What if an aluminum can was worth more than gold?
What if its ecological impact was extremely heavy?
Although aluminum is very present on the earth’s crust, it is always found combined with other substances and until the mid-19th century it was not possible to extract it pure.
In 1825 Hans Christian Øersred produced small quantities of solid aluminum, but only 25 years later it could be produced in large quantities and purer.
For this reason, up until that time, aluminum was more precious than gold and only important people could afford aluminum jewelry.
Today it is mined in open-cast quarries in Norway and Sweden, not because the mineral from where we extract it, bauxite, is found only there, but because in these places the energy used for extraction is less expensive.
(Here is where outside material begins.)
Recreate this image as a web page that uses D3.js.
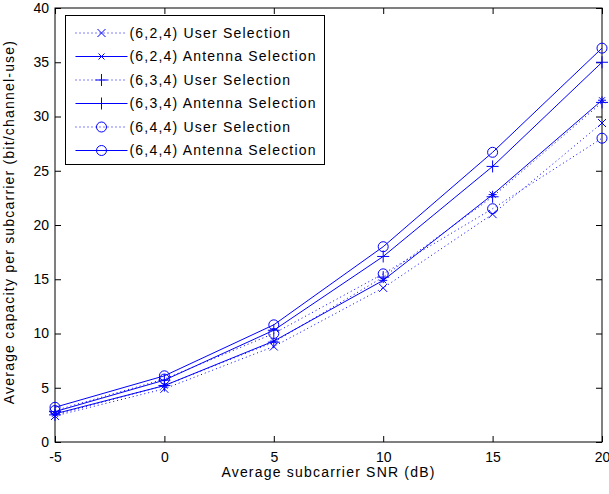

All excavation, crushing and transport operations involve the consumption of large amounts of energy and the production of large quantities of highly polluting waste (red mud) which has long been discharged into rivers or the ocean floor and which today is stored in artificial basins that have given rise to environmental disasters.
Other energy is used for transportation to the places where aluminium is worked.
After a long process, the ready-made cans are put into cartons that are made of pulp originated anywhere, from Sweden or Siberia to the virgin forests of British Columbia. The cans are shipped to a regional distribution warehouse (with other energy) and then to a supermarket where we find them on display and buy them.